Here is where the master craftsmen - and woman - can be found deftly pulling needle and thread with usually no pattern at all; their skill has been passed down the line from generation to generation. We browsed in many shops before settling on one which was able to cater for my friends eccentric tastes (leopard print shirt anyone?). Before I knew it i had been swept along in the excitement and was being measured for a full-length fitted jumpsuit. The process was a swift, easy one which only made us more excited to return later that night to make any adjustments.

We whiled away the afternoon wandering around the graceful and atmospheric old town, seeing the intricately carved Japanese Covered Bridge, chinese temples of worship and many lovingly preserved ethnic houses. At 6pm we went back to the clothes shop to see our custom made garments for the first time and we were blown away by the detail and skill that had been put into making exactly what we asked for. A few alterations were penned down and we were to collect our items the next morning. Whilst not cheap, by no means were they expensive for the quality of the fabric and the skill involved and ultimately, a great experience. 

We ate out that night and tasted Cao Lau for the first time. This is Hoi An's signature dish and is made from chewy noodles, Char Sui smoky pork, crisp greens, crunchy croutons and refreshing bean sprouts; resulting in a cornucopia of flavours hitting the tastebuds. Paired with an iced Vietnam tea, this dish is perfect for a witheringly hot afternoon and is a top favourite, not only with visitors and locals, but internationally too as famous chefs have descended on the town to try, and fail, to get their hands on the recipe. Hoi An is a concentrated mecca for foodies with an abundance of cooking classes and schools, and markets teeming with fresh produce and regional favourites.

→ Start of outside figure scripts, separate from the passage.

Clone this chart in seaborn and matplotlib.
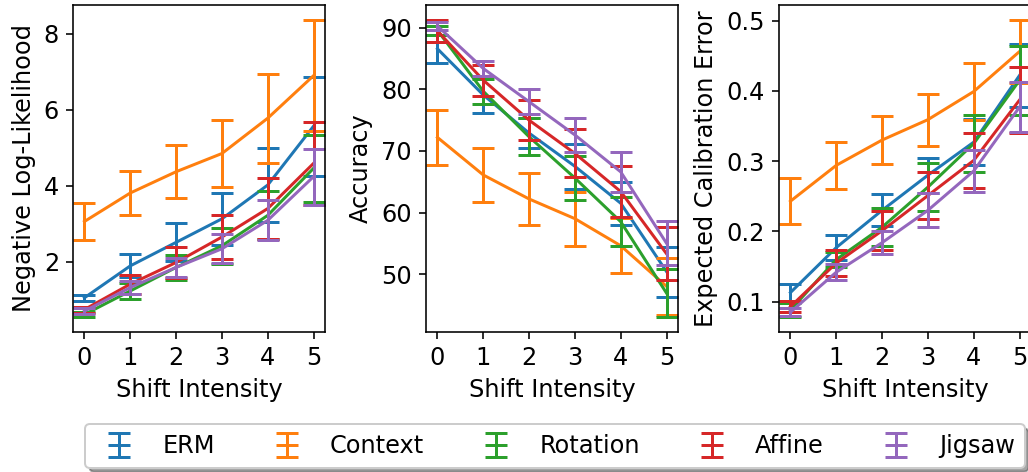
import numpy as np
import pandas as pd
import matplotlib
matplotlib.use("Agg")
import matplotlib.pyplot as plt
import seaborn as sns
from matplotlib.legend_handler import HandlerTuple

# data
methods = ["ERM", "Context", "Rotation", "Affine", "Jigsaw"]
shifts = [0, 1, 2, 3, 4, 5]

nll_mean = {
    "ERM":      [1.05, 1.89, 2.51, 3.13, 4.02, 5.57],
    "Context":  [3.06, 3.81, 4.37, 4.85, 5.78, 6.90],
    "Rotation": [0.61, 1.23, 1.85, 2.42, 3.22, 4.46],
    "Affine":   [0.74, 1.41, 1.98, 2.65, 3.40, 4.59],
    "Jigsaw":   [0.70, 1.32, 1.85, 2.34, 3.09, 4.24],
}
nll_err = {
    "ERM":      [0.08, 0.30, 0.50, 0.68, 0.97, 1.30],
    "Context":  [0.49, 0.58, 0.70, 0.87, 1.17, 1.47],
    "Rotation": [0.07, 0.20, 0.33, 0.47, 0.63, 0.88],
    "Affine":   [0.08, 0.25, 0.41, 0.58, 0.80, 1.09],
    "Jigsaw":   [0.07, 0.17, 0.25, 0.38, 0.53, 0.74],
}

acc_mean = {
    "ERM":      [86.6, 79.1, 72.9, 67.5, 61.5, 50.4],
    "Context":  [72.2, 66.1, 62.2, 59.0, 54.6, 48.0],
    "Rotation": [89.6, 79.7, 72.3, 65.6, 58.5, 46.9],
    "Affine":   [89.5, 81.5, 75.0, 69.6, 63.4, 53.3],
    "Jigsaw":   [90.3, 83.4, 78.0, 72.6, 66.6, 55.0],
}
acc_err = {
    "ERM":      [2.3, 3.0, 2.4, 3.6, 3.5, 4.05],
    "Context":  [4.5, 4.4, 4.3, 4.4, 4.5, 4.6],
    "Rotation": [0.7, 2.0, 3.0, 3.6, 4.0, 3.9],
    "Affine":   [1.8, 2.5, 3.2, 3.9, 4.2, 4.3],
    "Jigsaw":   [0.6, 1.2, 2.0, 2.7, 3.2, 3.6],
}

ece_mean = {
    "ERM":      [0.113, 0.177, 0.230, 0.280, 0.327, 0.422],
    "Context":  [0.243, 0.294, 0.330, 0.359, 0.399, 0.456],
    "Rotation": [0.088, 0.160, 0.206, 0.263, 0.325, 0.415],
    "Affine":   [0.093, 0.155, 0.201, 0.251, 0.301, 0.387],
    "Jigsaw":   [0.085, 0.142, 0.184, 0.230, 0.286, 0.377],
}
ece_err = {
    "ERM":      [0.012, 0.018, 0.023, 0.025, 0.033, 0.045],
    "Context":  [0.033, 0.033, 0.034, 0.037, 0.041, 0.045],
    "Rotation": [0.010, 0.010, 0.027, 0.034, 0.041, 0.049],
    "Affine":   [0.008, 0.018, 0.028, 0.034, 0.039, 0.047],
    "Jigsaw":   [0.006, 0.011, 0.016, 0.024, 0.030, 0.035],
}

palette = sns.color_palette("tab10", 5)
colors = dict(zip(methods, palette))

plt.rcParams["font.family"] = ["DejaVu Sans"]
plt.rcParams["font.size"] = 12

fig = plt.figure(figsize=(1028 / 144, 472 / 144), dpi=144)
lefts = [73 / 1028, 426 / 1028, 779 / 1028]
w, b, h = 252 / 1028, 1 - 332 / 472, 327 / 472

panels = [
    (nll_mean, nll_err, "Negative Log-Likelihood"),
    (acc_mean, acc_err, "Accuracy"),
    (ece_mean, ece_err, "Expected Calibration Error"),
]

handles = []
for i, (means, errs, ylabel) in enumerate(panels):
    ax = fig.add_axes([lefts[i], b, w, h])
    rows = []
    for m in methods:
        for s, v in zip(shifts, means[m]):
            rows.append([m, s, v])
    df = pd.DataFrame(rows, columns=["method", "shift", "value"])
    for m in methods:
        sub = df[df["method"] == m]
        sns.lineplot(data=sub, x="shift", y="value", color=colors[m],
                     lw=1.5, errorbar=None, legend=False, ax=ax)
        eb = ax.errorbar(shifts, means[m], yerr=errs[m], fmt="none",
                         ecolor=colors[m], elinewidth=1.5, capsize=5.5,
                         capthick=1.5, label=m)
        if i == 0:
            handles.append((ax.lines[-1], eb))
    ax.set_xticks(shifts)
    ax.set_xlabel("Shift Intensity")
    ax.set_ylabel(ylabel)

fig.legend(handles, methods, loc="center", ncol=5,
           bbox_to_anchor=(555 / 1028, 1 - 446 / 472),
           shadow=True, fancybox=True,
           handler_map={tuple: HandlerTuple(ndivide=1)})

fig.savefig("out.png", dpi=144)
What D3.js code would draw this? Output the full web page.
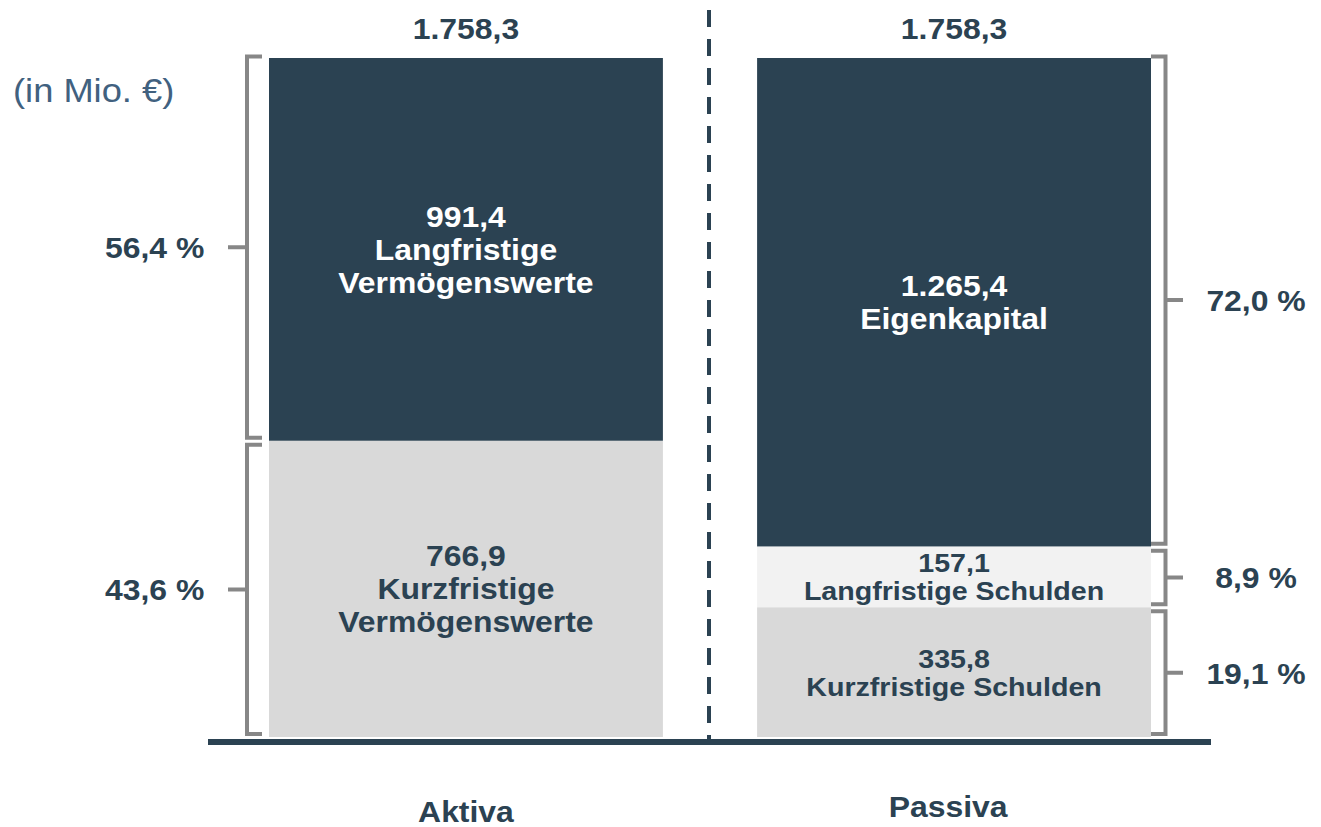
<!DOCTYPE html>
<html><head><meta charset="utf-8">
<script src="https://cdn.jsdelivr.net/npm/d3@7"></script>
<style>body{margin:0;background:#fff}svg{display:block;font-family:"Liberation Sans",Arial,sans-serif}</style>
</head><body>
<svg id="c" width="1321" height="827"></svg>
<script>
const columns = ["Aktiva", "Passiva"];
const aktivaNames = [["Langfristige", "Vermögenswerte"], ["Kurzfristige", "Vermögenswerte"]];
const aktivaValues = [991.4, 766.9];
const passivaNames = [["Eigenkapital"], ["Langfristige Schulden"], ["Kurzfristige Schulden"]];
const passivaValues = [1265.4, 157.1, 335.8];
const totals = [1758.3, 1758.3];
const unitLabel = "(in Mio. €)";

const DARK = "#2b4252", GRAY = "#878787";
const aktivaColors = [DARK, "#d9d9d9"];
const passivaColors = [DARK, "#f2f2f2", "#d9d9d9"];
const aktivaText = ["#ffffff", DARK];
const passivaText = ["#ffffff", DARK, DARK];
const aktivaSmall = [false, false];
const passivaSmall = [false, true, true];
const SX = 1.1; // horizontal stretch of the original typeface

const loc = d3.formatLocale({decimal: ",", thousands: ".", grouping: [3], currency: ["", " €"]});
const fmtV = loc.format(",.1f");
const fmtP = v => loc.format(".1f")(v) + " %";

const svg = d3.select("#c");
const y = d3.scaleLinear().domain([0, totals[0]]).range([737, 58]);
const x = d3.scaleBand().domain(columns).range([269, 1151]).paddingInner(0.193).paddingOuter(0);
const bw = x.bandwidth();

function txt(parent, tx, ty, lines, o) {
  const t = parent.append("text")
    .attr("transform", `translate(${tx},${ty}) scale(${SX},1)`)
    .attr("text-anchor", o.anchor || "middle")
    .attr("font-weight", o.bold === false ? null : "bold")
    .attr("font-size", o.size).attr("fill", o.fill || DARK);
  [].concat(lines).forEach((l, k) => t.append("tspan").attr("x", 0).attr("y", k * (o.lh || 0)).text(l));
  return t;
}

function stack(vals) {
  let acc = totals[0];
  return vals.map(v => { const top = acc; acc -= v; return {top, bottom: acc, v}; });
}

function drawColumn(col, names, vals, colors, txtColors, side, smallFlags) {
  const segs = stack(vals);
  const x0 = x(col);
  const g = svg.append("g");
  g.selectAll("rect").data(segs).join("rect")
    .attr("x", x0).attr("width", bw)
    .attr("y", d => y(d.top)).attr("height", d => y(d.bottom) - y(d.top))
    .attr("fill", (d, i) => colors[i]);
  segs.forEach((d, i) => {
    const small = smallFlags[i];
    const fs = small ? 26 : 29, lh = small ? 28 : 33;
    const lines = [fmtV(d.v)].concat(names[i]);
    const cy = (y(d.top) + y(d.bottom)) / 2;
    const by = cy - (lines.length - 1) / 2 * lh + fs * 0.36;
    txt(g, x0 + bw / 2, by, lines, {size: fs, lh, fill: txtColors[i]});
    // bracket
    const yt = y(d.top) + (i === 0 ? -1.5 : 4), yb = y(d.bottom) - 3;
    const ym = (yt + yb) / 2;
    let path;
    if (side === "left") {
      const bx = 247, ex = 262;
      path = `M${ex},${yt}H${bx}V${yb}H${ex}M${bx},${ym}H${228}`;
      txt(g, 105, ym + 11, fmtP(d.v / totals[0] * 100), {size: 29, anchor: "start"});
    } else {
      const bx = 1165.5, ex = 1151;
      path = `M${ex},${yt}H${bx}V${yb}H${ex}M${bx},${ym}H${1183}`;
      txt(g, 1256, ym + 11, fmtP(d.v / totals[0] * 100), {size: 29});
    }
    g.append("path").attr("d", path).attr("fill", "none").attr("stroke", GRAY).attr("stroke-width", 4);
  });
}

drawColumn("Aktiva", aktivaNames, aktivaValues, aktivaColors, aktivaText, "left", aktivaSmall);
drawColumn("Passiva", passivaNames, passivaValues, passivaColors, passivaText, "right", passivaSmall);

// totals & category labels
columns.forEach((c, i) => {
  txt(svg, x(c) + bw / 2, 39, fmtV(totals[i]), {size: 29});
  txt(svg, x(c) + bw / 2 - (i ? 6 : 0), i ? 817 : 822, c, {size: 29});
});

// dashed divider
svg.append("line").attr("x1", 709).attr("x2", 709).attr("y1", 10).attr("y2", 742)
  .attr("stroke", DARK).attr("stroke-width", 4).attr("stroke-dasharray", "17,12");

// baseline
svg.append("line").attr("x1", 208).attr("x2", 1211).attr("y1", 742).attr("y2", 742)
  .attr("stroke", DARK).attr("stroke-width", 6);

txt(svg, 13, 102, unitLabel, {size: 33, anchor: "start", bold: false, fill: "#41617f"});
</script>
</body></html>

The next day we hired a couple of bicycles as our means of transport to the beach, located a short 4km out of town. The roads are a frantic mess of cyclos, cars, motorbikes and cyclists, coming from all directions with no care for road etiquette but somehow it just works, as if the drivers are working on a communal inner GPS, so we had no problem gliding down the roads, tinkling our bell as we went. (You know what they say, do as the locals do!). We reached Cua Dai beach after cycling alongside the tributary rivers, part cultivated for crop growing, part emptying out into the ocean. This area will no doubt become the new 'It' place to go in years to come and hotel complexes were being thrown up all around us. I can understand why as the place is incredibly beautiful, I just hope that the tranquility is not forgotten in the race to conquer the area. The beach was wonderful; it was peaceful enough to really relax without being pestered by hawkers flogging souvenirs and the sand and water were that rich idyllic shade captured in the stereotypical beach photo.We spent the day here swimming in the tropical sea and hiding under the shade, reading our books. The perfect beach day!

That night we ate Ca Kho To, or fish in caramel sauce, which came served bubbling away in a claypot served with sticky aromatic rice. The sweetness of the caramel complimented the sour hit of the baked pineapple and among this flavour battle, the fish flaked and fell apart in my mouth. The best way to my heart is usually through my stomach and Hoi An did just that. It is my favourite place so far and definitely worth the international accolade and listing as a UNESCO World Heritage Site. 

Wednesday, 12 August 2015

Ho Chi Minh City

Our Vietnamese adventures were due to begin so after a bus from Phnom Penh we arrived in Ho Chi Minh City, Vietnams biggest city and centre of commerce. Still known as Saigon to its eight million inhabitants, the name change came in 1975 with the communist takeover of North Vietnam, and the city being named after their late leader. 
The city is split up into districts and we stayed in District 1 in the centre. I have to admit there wasn't a great deal in HCMC that took our fancy for one reason or another but it is far from a dull lifeless city; it is now a contender to other thriving metropolises such as Singapore and Bangkok. But none the less we took to the streets to explore the Central Market, the City Hall, the Notre Dame cathedral - so called due to the likeness with its Parisian counterpart - and the Opera House. There are some quaint sidestreets to be found even in the busy centre where you can find airy bookshops, stylish boutiques and shops offering souvenirs that aren't tacky; a complete novelty! Here we found a restaurant for lunch where we could marvel at the distinct dishes that are typically Vietnamese. With 54 recognised ethnic groups in the country it is no wonder that the fare is so diverse, appealing to all.
I ordered Pho which is a staple dish throughout the country, although it varies from region to region. Southern style Pho is a slightly murky broth with various meats (sometimes unidentifiable, my top tip is not to look but just taste as usually the appearance of the floating chunks of meat aren't so appealing!), beansprouts and the essential greens which usually are a mix of basil, mint, onions etc. And just to finish it off, there's usually a bit of a kick in the aftertaste thanks to the chili chunks thrown in there for good measure! The simplicity of this dish is why it is so popular and cheap; it is the perfect quick fix to stave off the hunger but will leave you craving more. I was looking for something a little sweet to finish off my dinner so forgot my hesistation and delved (not literally) into the fruit section of the Central Market. I had been a little hesitant up until now about trying the fruits as 1) they're exotic and abit daunting as I have no idea how to eat them and 2) they're kept a little too alfresco with the flies for my liking. However I bought a handfull of Rambutan which is possibly as far away from the standard apple as you can get! The fruit, coming from the Malay word meaning 'hairy', is small, round and red in colour with a covering of soft hairy spines. Peel back this covering, as one would like an orange, and inside is a translucent white fleshy fruit which is the perfect refreshment in the 34 degree heat we have been experiencing. Needless to say I will definitely be having these again.